The set $\mathbb{Q}$ is a group then for all $x\in \mathbb{Q}$, there is a only Inverse element such that $x+(-x)=0$. In this case note that $$\frac{4}{2}-\frac{2}{1}=0$$ then you conclude that $$\frac{4}{2}=\frac{2}{1}$$

Answer 3

In constructing $\mathbb Q$, you think of rational numbers as pairs $(a,b)$ of integers, where $a$ is the numerator and $b$ is the denominator -- so you think of rational numbers as elements of ${\mathbb Z}\times{\mathbb Z}$. But that's not the whole picture, a rational number actually corresponds to an equivalence class in ${\mathbb Z}\times{\mathbb Z}$, under the equivalence relation given by $(a,b)\sim(c,d)$ if and only if $ad=bc$. So in your case, $4/2=2/1$ because $4\cdot 1=2\cdot 2$. All you need in order to make sense of this is multiplication in $\mathbb Z$.

Answer 4

From wikipedia:

The rational numbers can be formally defined as the equivalence classes of the quotient set $(\mathbb{Z} × (\mathbb{Z} \setminus \{0\})) /\sim$, where the cartesian product $(\mathbb{Z} × (\mathbb{Z} \setminus \{0\}))$ is the set of all ordered pairs $(m,n)$ where $m$ and $n$ are integers, $n$ is not 0, and " $\sim$ " is the equivalence relation defined by $(m_1,n_1) \sim (m_2,n_2)$ if, and only if, $m_1n_2 − m_2n_1 = 0$.

Answer 5

If $c \neq 0$, do you agree that $\frac{c}{c} = 1$? Do you also agree that 1 is a unit and a multiplicative identity element?
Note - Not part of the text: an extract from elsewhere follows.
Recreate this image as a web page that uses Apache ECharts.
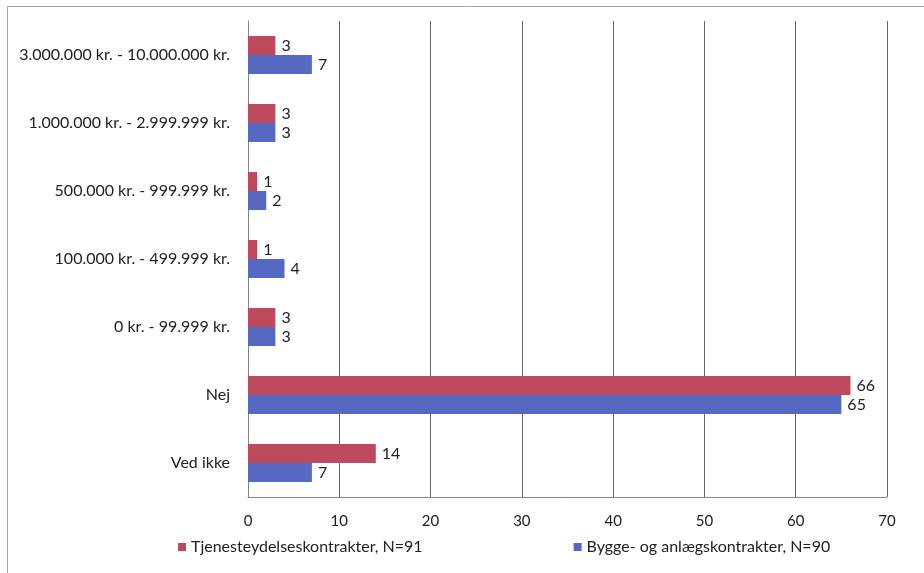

Given any rational number $\frac{a}{b}$, if we multiply both the numerator and the denominator by the same number, we're computing $\frac{a}{b} \times \frac{c}{c} = \frac{a}{b} \times 1$. So, if we have $c = 2$, and we compute $\frac{2}{1} \times \frac{c}{c}$, we have $\frac{2}{1} \times \frac{2}{2} = \frac{4}{2} = \frac{2}{1} \times 1$.

Answer 6

I believe every single answer so far misaddresses the OP's question.

To OP: Your reasoning is not circular. It is perfectly valid, and therefore you have answered your own question. In mathematics, when $a = c$ and $b = c$, it follows that $a = b$. This is because equality is an equivalence relation.

There is no need to bring up the definition of $\mathbb{Q}$ as a field of quotients of $\mathbb{Z}$.